--- Start ---
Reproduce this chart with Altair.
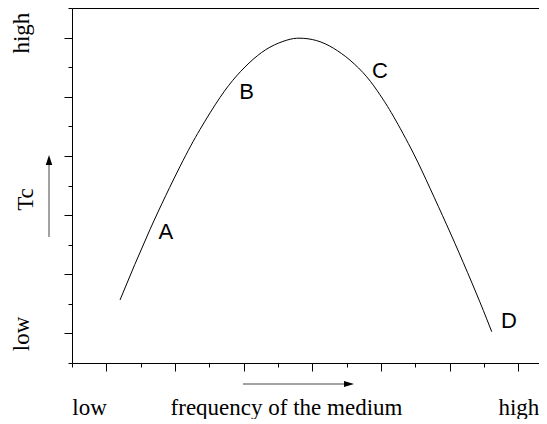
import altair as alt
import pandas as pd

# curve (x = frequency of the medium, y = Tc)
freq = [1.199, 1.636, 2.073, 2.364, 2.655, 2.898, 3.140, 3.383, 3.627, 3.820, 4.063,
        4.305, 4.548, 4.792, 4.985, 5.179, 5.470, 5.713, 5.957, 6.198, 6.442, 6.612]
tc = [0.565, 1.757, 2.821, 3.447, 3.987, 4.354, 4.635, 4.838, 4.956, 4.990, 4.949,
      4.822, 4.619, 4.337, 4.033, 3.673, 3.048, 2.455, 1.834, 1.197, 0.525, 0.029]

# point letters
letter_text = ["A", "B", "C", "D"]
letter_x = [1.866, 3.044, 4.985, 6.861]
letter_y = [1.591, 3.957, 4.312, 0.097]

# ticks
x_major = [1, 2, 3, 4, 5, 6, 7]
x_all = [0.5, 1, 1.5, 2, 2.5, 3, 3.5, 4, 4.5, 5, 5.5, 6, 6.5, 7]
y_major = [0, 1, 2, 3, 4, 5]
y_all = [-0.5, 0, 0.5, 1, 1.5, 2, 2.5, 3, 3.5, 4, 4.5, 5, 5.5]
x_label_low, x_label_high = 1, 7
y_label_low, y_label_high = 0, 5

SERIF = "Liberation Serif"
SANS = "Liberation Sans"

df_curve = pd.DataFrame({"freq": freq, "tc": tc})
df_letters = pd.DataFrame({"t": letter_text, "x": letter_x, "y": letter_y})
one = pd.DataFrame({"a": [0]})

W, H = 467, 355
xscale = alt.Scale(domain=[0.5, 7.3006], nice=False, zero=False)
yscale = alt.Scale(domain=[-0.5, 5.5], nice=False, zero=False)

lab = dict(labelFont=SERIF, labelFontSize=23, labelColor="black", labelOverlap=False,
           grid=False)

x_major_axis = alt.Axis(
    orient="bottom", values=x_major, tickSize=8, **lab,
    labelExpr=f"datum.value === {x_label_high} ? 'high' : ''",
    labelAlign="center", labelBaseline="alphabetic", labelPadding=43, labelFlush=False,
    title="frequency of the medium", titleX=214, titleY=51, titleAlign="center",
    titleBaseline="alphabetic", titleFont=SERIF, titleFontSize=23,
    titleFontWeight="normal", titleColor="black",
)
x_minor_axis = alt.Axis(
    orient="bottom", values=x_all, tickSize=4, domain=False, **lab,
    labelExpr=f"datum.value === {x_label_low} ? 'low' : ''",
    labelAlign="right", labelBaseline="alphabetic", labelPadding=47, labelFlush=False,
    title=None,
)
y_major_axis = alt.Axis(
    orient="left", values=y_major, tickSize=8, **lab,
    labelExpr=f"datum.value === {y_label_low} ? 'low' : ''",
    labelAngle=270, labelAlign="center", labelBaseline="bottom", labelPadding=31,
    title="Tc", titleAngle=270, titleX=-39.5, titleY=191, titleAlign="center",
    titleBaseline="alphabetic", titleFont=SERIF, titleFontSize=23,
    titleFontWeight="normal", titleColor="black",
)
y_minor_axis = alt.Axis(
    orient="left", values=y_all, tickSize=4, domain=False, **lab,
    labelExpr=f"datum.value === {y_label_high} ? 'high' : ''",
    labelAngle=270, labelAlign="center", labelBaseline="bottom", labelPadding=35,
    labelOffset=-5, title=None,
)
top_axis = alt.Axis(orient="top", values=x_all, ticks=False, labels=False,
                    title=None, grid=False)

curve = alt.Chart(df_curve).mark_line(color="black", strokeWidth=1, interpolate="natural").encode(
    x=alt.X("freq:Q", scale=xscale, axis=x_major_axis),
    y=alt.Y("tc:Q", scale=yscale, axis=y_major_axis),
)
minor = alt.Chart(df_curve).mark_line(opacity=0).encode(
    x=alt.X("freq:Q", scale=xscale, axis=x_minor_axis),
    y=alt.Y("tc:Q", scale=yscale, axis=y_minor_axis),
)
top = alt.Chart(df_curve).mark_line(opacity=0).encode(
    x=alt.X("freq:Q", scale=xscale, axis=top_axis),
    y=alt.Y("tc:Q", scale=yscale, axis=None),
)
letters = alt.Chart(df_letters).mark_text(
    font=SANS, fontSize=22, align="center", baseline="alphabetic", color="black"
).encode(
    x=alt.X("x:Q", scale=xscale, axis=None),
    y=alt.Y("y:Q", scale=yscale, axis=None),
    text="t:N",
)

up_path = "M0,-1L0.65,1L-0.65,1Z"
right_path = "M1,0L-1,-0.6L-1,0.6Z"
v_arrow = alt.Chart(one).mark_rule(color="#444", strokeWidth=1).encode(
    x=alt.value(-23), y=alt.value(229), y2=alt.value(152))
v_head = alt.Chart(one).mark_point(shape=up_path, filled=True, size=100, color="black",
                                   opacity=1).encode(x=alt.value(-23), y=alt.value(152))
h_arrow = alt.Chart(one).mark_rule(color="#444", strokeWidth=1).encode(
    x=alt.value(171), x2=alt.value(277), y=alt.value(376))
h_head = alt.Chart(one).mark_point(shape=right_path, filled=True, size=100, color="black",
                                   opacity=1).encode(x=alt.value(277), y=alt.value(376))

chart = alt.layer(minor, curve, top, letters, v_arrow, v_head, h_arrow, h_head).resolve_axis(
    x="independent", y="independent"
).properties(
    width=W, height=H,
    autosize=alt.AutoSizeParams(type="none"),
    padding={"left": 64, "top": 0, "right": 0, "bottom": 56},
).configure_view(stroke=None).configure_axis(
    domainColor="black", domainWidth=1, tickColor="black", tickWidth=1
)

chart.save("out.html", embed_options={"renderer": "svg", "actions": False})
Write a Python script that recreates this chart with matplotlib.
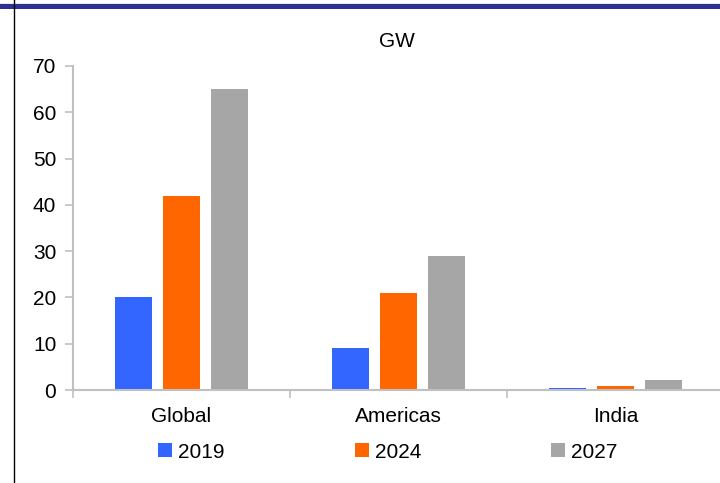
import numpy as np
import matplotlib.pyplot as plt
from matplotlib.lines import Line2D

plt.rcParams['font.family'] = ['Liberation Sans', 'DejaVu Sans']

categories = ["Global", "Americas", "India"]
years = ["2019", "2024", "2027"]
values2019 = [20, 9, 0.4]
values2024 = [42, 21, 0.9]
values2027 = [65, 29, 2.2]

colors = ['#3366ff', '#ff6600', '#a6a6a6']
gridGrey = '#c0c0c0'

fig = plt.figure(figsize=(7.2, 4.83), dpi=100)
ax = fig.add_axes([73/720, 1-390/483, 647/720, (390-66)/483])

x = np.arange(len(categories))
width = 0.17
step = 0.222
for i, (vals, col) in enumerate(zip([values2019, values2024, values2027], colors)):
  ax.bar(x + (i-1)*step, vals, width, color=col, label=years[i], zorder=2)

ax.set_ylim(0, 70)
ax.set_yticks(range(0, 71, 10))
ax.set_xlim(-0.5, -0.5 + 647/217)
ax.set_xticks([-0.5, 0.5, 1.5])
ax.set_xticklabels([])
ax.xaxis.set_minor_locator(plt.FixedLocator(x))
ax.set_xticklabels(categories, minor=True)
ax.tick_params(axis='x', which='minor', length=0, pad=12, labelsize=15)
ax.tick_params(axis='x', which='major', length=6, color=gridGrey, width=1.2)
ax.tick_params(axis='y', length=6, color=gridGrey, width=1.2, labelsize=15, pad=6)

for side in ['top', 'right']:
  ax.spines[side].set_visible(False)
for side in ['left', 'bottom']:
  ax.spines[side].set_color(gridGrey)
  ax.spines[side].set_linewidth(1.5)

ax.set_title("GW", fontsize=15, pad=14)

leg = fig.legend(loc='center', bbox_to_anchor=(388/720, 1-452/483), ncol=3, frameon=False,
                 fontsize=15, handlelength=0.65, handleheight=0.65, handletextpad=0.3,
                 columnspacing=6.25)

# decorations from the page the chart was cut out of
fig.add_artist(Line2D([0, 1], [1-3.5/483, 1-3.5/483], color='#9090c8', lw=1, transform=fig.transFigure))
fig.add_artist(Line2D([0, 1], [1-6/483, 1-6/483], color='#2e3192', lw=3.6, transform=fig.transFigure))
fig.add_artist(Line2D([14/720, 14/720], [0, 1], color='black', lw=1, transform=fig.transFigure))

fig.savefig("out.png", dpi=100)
--- End ---
* **TASK INSTRUCTIONS**
In the entries above, find the line that contains "Write a Python" and the line that contains "plt.rcParams['font.family'] = ['Liberation". Reproduce exactly those two lines and every line between them, but not the pictures.

* **SOLUTION FOR THIS EXERCISE**
Write a Python script that recreates this chart with matplotlib.
import numpy as np
import matplotlib.pyplot as plt
from matplotlib.lines import Line2D

plt.rcParams['font.family'] = ['Liberation Sans', 'DejaVu Sans']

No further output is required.